A Key Model to Study Cellular Functions to Better Treat Glaucoma

High-pressure glaucoma is the most common form of glaucoma. In general, individuals with increased pressure in the eye are more likely to develop glaucoma. Damage to the optic nerve—the main connection between the eye and the brain—occurs when fluid drainage from the eye fails as glaucoma advances.

Experts don’t fully understand how the cells responsible for fluid transport really function in healthy eyes or what happens within the tissue that causes high pressure to develop in disease. But the damage to the optic nerve is irreversible, and there is no cure to date. New research to better understand how key cells in the eye tissue work could open the door to developing new medicines.

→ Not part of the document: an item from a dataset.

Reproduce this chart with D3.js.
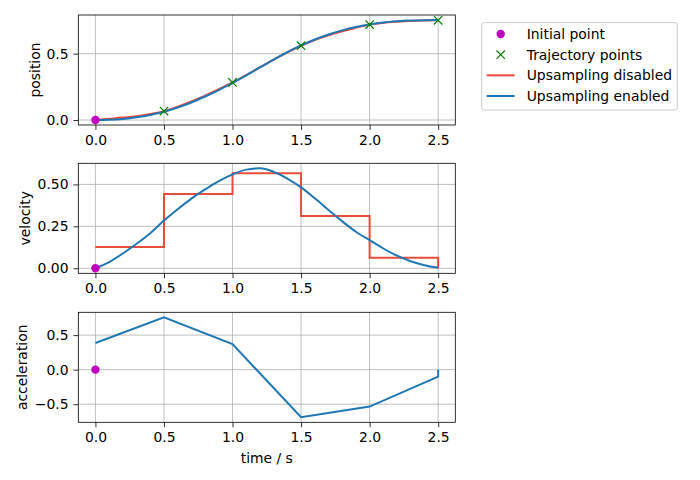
<!DOCTYPE html>
<head>
  <meta charset="utf-8">
  <script src="https://d3js.org/d3.v7.min.js"></script>
  <style>
  *{
    margin:0;
    padding:0;
  }
  body{
    background: #fff;
    font-family: 'DejaVu Sans', sans-serif;
  }
  text{
    font-size: 13.9px;
    fill: #000;
  }
  </style>
</head>
<body>
  <svg id="viz" width="700" height="480"></svg>
  <script>
    // sample times for the upsampled curves
    let times = [0, 0.1, 0.2, 0.3, 0.4, 0.5, 0.6, 0.7, 0.8, 0.9, 1.0, 1.1, 1.2,
                 1.3, 1.4, 1.5, 1.6, 1.7, 1.8, 1.9, 2.0, 2.1, 2.2, 2.3, 2.4, 2.5];

    // waypoints
    let trajTimes = [0.5, 1.0, 1.5, 2.0, 2.5];
    let trajPos = [0.0675, 0.283, 0.56, 0.72, 0.752];

    // upsampling disabled
    let posOff = [0, 0.009, 0.018, 0.029, 0.045, 0.066, 0.100, 0.140, 0.184, 0.232, 0.283,
                  0.339, 0.397, 0.455, 0.510, 0.560, 0.602, 0.638, 0.668, 0.695, 0.720,
                  0.733, 0.741, 0.747, 0.750, 0.752];
    let stepTimes = [0, 0.5, 1.0, 1.5, 2.0, 2.5];
    let velOff = [0.127, 0.443, 0.567, 0.312, 0.063, 0.0];

    // upsampling enabled
    let posOn = [0, 0.002, 0.008, 0.020, 0.038, 0.062, 0.094, 0.132, 0.177, 0.226, 0.280,
                 0.337, 0.397, 0.455, 0.511, 0.562, 0.607, 0.645, 0.676, 0.701, 0.720,
                 0.735, 0.744, 0.750, 0.753, 0.754];
    let velOn = [0, 0.037, 0.088, 0.146, 0.209, 0.285, 0.352, 0.415, 0.470, 0.520, 0.560,
                 0.588, 0.596, 0.575, 0.535, 0.482, 0.417, 0.348, 0.280, 0.218, 0.168,
                 0.118, 0.075, 0.042, 0.018, 0.003];
    let accTimes = [0, 0.5, 1.0, 1.5, 2.0, 2.5, 2.5];
    let accOn = [0.385, 0.758, 0.37, -0.69, -0.535, -0.10, 0.0];

    let xTicks = [0, 0.5, 1.0, 1.5, 2.0, 2.5];

    let svg = d3.select("svg");
    let left = 78.3, right = 455.3, ph = 110;
    let tops = [15, 163.3, 312.3];
    let red = "#e74c3c", blue = "#1f77b4", mag = "#bf00bf", grn = "#008000";
    let lw = 2;

    // matplotlib style 5% margins
    let pad = (lo, hi) => [lo - (hi - lo) * 0.05, hi + (hi - lo) * 0.05];

    let x = d3.scaleLinear().domain(pad(0, 2.5)).range([left, right]);

    let panel = (top, yDomain, yTicks, fmt, label, labelX) => {
      let y = d3.scaleLinear().domain(yDomain).range([top + ph, top]);
      let g = svg.append("g");

      //grid
      g.selectAll("line.gx").data(xTicks).enter().append("line")
        .attr("x1", d => x(d)).attr("x2", d => x(d))
        .attr("y1", top).attr("y2", top + ph)
        .attr("stroke", "#b0b0b0").attr("stroke-width", 0.8);
      g.selectAll("line.gy").data(yTicks).enter().append("line")
        .attr("x1", left).attr("x2", right)
        .attr("y1", d => y(d)).attr("y2", d => y(d))
        .attr("stroke", "#b0b0b0").attr("stroke-width", 0.8);

      //axes
      let ax = g.append("g").attr("transform", `translate(0,${top + ph})`)
        .call(d3.axisBottom(x).tickValues(xTicks).tickFormat(d3.format(".1f"))
          .tickSize(4.9).tickPadding(4.9).tickSizeOuter(0));
      let ay = g.append("g").attr("transform", `translate(${left},0)`)
        .call(d3.axisLeft(y).tickValues(yTicks).tickFormat(d => d3.format(fmt)(d).replace("-", "\u2212"))
          .tickSize(4.9).tickPadding(4.9).tickSizeOuter(0));
      [ax, ay].forEach(a => {
        a.select(".domain").remove();
        a.selectAll("line").attr("stroke", "#000").attr("stroke-width", 0.8);
        a.selectAll("text").attr("font-size", "13.9px").attr("font-family", "DejaVu Sans").attr("fill", "#000");
      });

      g.append("text")
        .attr("transform", `translate(${labelX},${top + ph / 2}) rotate(-90)`)
        .attr("text-anchor", "middle")
        .attr("dominant-baseline", "central")
        .text(label);

      return {g, y};
    };

    let frame = (top) => svg.append("rect")
      .attr("x", left).attr("y", top).attr("width", right - left).attr("height", ph)
      .attr("fill", "none").attr("stroke", "#000").attr("stroke-width", 0.8);

    let line = (y, curve) => d3.line().x(d => x(d[0])).y(d => y(d[1])).curve(curve);

    let dot = (g, y) => g.append("circle")
      .attr("cx", x(0)).attr("cy", y(0)).attr("r", 4.2).attr("fill", mag);

    //position
    let p1 = panel(tops[0], pad(0, d3.max(posOn)), [0, 0.5], ".1f", "position", 35);
    p1.g.append("path").datum(times.map((t, i) => [t, posOff[i]]))
      .attr("d", line(p1.y, d3.curveMonotoneX))
      .attr("fill", "none").attr("stroke", red).attr("stroke-width", lw);
    p1.g.append("path").datum(times.map((t, i) => [t, posOn[i]]))
      .attr("d", line(p1.y, d3.curveMonotoneX))
      .attr("fill", "none").attr("stroke", blue).attr("stroke-width", lw);
    dot(p1.g, p1.y);
    let xs = p1.g.selectAll("g.xm").data(trajTimes).enter().append("g")
      .attr("transform", (d, i) => `translate(${x(d)},${p1.y(trajPos[i])})`);
    xs.append("path").attr("d", "M-4.2,-4.2L4.2,4.2M-4.2,4.2L4.2,-4.2")
      .attr("stroke", grn).attr("stroke-width", 1.2);
    frame(tops[0]);

    //velocity
    let p2 = panel(tops[1], pad(0, d3.max(velOn)), [0, 0.25, 0.5], ".2f", "velocity", 25);
    p2.g.append("path").datum(stepTimes.map((t, i) => [t, velOff[i]]))
      .attr("d", line(p2.y, d3.curveStepAfter))
      .attr("fill", "none").attr("stroke", red).attr("stroke-width", lw);
    p2.g.append("path").datum(times.map((t, i) => [t, velOn[i]]))
      .attr("d", line(p2.y, d3.curveMonotoneX))
      .attr("fill", "none").attr("stroke", blue).attr("stroke-width", lw);
    dot(p2.g, p2.y);
    frame(tops[1]);

    //acceleration
    let p3 = panel(tops[2], pad(d3.min(accOn), d3.max(accOn)), [-0.5, 0, 0.5], ".1f", "acceleration", 22);
    p3.g.append("path").datum(accTimes.map((t, i) => [t, accOn[i]]))
      .attr("d", line(p3.y, d3.curveLinear))
      .attr("fill", "none").attr("stroke", blue).attr("stroke-width", lw);
    dot(p3.g, p3.y);
    frame(tops[2]);

    svg.append("text")
      .attr("x", (left + right) / 2).attr("y", 463)
      .attr("text-anchor", "middle")
      .text("time / s");

    //legend
    let leg = svg.append("g").attr("transform", "translate(481.7,22.7)");
    leg.append("rect").attr("width", 195.6).attr("height", 87.3).attr("rx", 2.5)
      .attr("fill", "#fff").attr("fill-opacity", 0.8)
      .attr("stroke", "#ccc").attr("stroke-width", 1);
    let items = ["Initial point", "Trajectory points", "Upsampling disabled", "Upsampling enabled"];
    let iy = d3.scalePoint().domain(items).range([11.3, 73.3]);
    items.forEach((name, i) => {
      let row = leg.append("g").attr("transform", `translate(0,${iy(name)})`);
      if (i === 0) row.append("circle").attr("cx", 19).attr("r", 4.2).attr("fill", mag);
      if (i === 1) row.append("path").attr("d", "M14.8,-4.2L23.2,4.2M14.8,4.2L23.2,-4.2")
        .attr("stroke", grn).attr("stroke-width", 1.2);
      if (i > 1) row.append("line").attr("x1", 5).attr("x2", 33)
        .attr("stroke", i === 2 ? red : blue).attr("stroke-width", lw);
      row.append("text").attr("x", 45).attr("dy", "0.35em").text(name);
    });
  </script>
</body>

BrightFocus National Glaucoma Research grant recipient Samuel Herberg, PhD, principal investigator at SUNY Upstate Medical University, is using his new research model that mimics the 3D fluid drainage tissue in the front part of the eye to study how the cells behave under high pressure. He believes that understanding the cell behavior in normal conditions could bring us closer to the development of novel treatments for glaucoma.

“The idea of creating a disease model by focusing first on the healthy tissue and learning about the healthy cells and their microenvironment in a way that hasn’t really been done before is where I think we have a unique opportunity [to advance in the glaucoma field],” he said.

Bringing Insights From Bone Healing to Glaucoma

Under healthy conditions, the eye produces fluid that is constantly draining out of it through the biological drainage system. Fluid flows through a fine, sponge-like structure called the trabecular meshwork, from where it drains into a small channel called Schlemm’s canal. Finally, it enters the body’s veins, like any other waste fluid. But when fluid inside the eye doesn’t drain out the way it should, it builds up, increasing the pressure and ultimately damaging the optic nerve.

Gaining a better understanding of how physical forces, like pressure, stretching, or stiffness, affect the behavior of healthy Schlemm’s canal cells could yield key insights into the mechanobiology of diseased ones. This, in turn, may help identify glaucoma-specific signatures that could serve as targets for treatment.

Dr. Herberg actually started his career in musculoskeletal tissue engineering, where he studied how to guide a special type of cell to become a bone cell. While he was pursuing his doctoral degree, he met his future wife, a vision researcher. Dr. Herberg eventually realized that he could leverage his understanding of tissue engineering in the glaucoma field.

“I happen to have some ideas and tools that were common practice in the musculoskeletal world, but not so widely used yet in the vision world,” said Dr. Herberg. “I felt confident that I could use my technical knowledge and my engineering background to recreate an environment that is instructive to the cells of interest [within the eye].”

One evening in 2018, the couple sat down at the dinner table and brainstormed the idea of working together. They’ve been colleagues since then. While his wife, a clinician-scientist and glaucoma specialist, focuses her research on the optic nerve, Dr. Herberg has taken on the front part of the eye.

“We take advantage of the joint training environment; my students get to work with my wife, I work with her students,” Dr. Herberg said. “It’s a really dynamic group of trainees.”

Understanding Healthy Eyes to Treat Those With Glaucoma

With support from National Glaucoma Research, Dr. Herberg’s team is using their unique 3D cellular model that simulates the Schlemm’s canal microenvironment in innovative ways. “We use extracellular matrix proteins found in the native tissue and recreate an artificial environment in 3D in which the cells can then live to study their behavior under different conditions,” said Dr. Herberg.

The researchers rely on donor eye tissue from healthy individuals and people living with glaucoma to isolate both the trabecular meshwork and Schlemm’s canal cells for their study. “We wouldn’t be able to do what we do without tissue donors,” Dr. Herberg said. “I’m immensely grateful for their gift.”

Dr. Herberg noted that until now, there were no accurate models to properly study Schlemm’s canal cell mechanobiology in the lab. He said that when he’s using his model, “some of the cell behaviors are much more similar to the native tissue compared to conventional culture,” highlighting how important the development of this unique 3D model was to reflect real-life biology more accurately. “It is the closest approximation to the actual tissue we can build reliably in the laboratory setting,” he added.

In today’s challenging funding climate, Dr. Herberg believes his research into the biological mechanisms of glaucoma simply wouldn’t have gotten off the ground without the support from BrightFocus programs, particularly those focusing on the cellular mechanisms of glaucoma. “I’m immensely grateful for alternative ways of pursuing vision research in glaucoma through National Glaucoma Research,” he said.

“I’m immensely grateful for alternative ways of pursuing vision research in glaucoma through National Glaucoma Research.”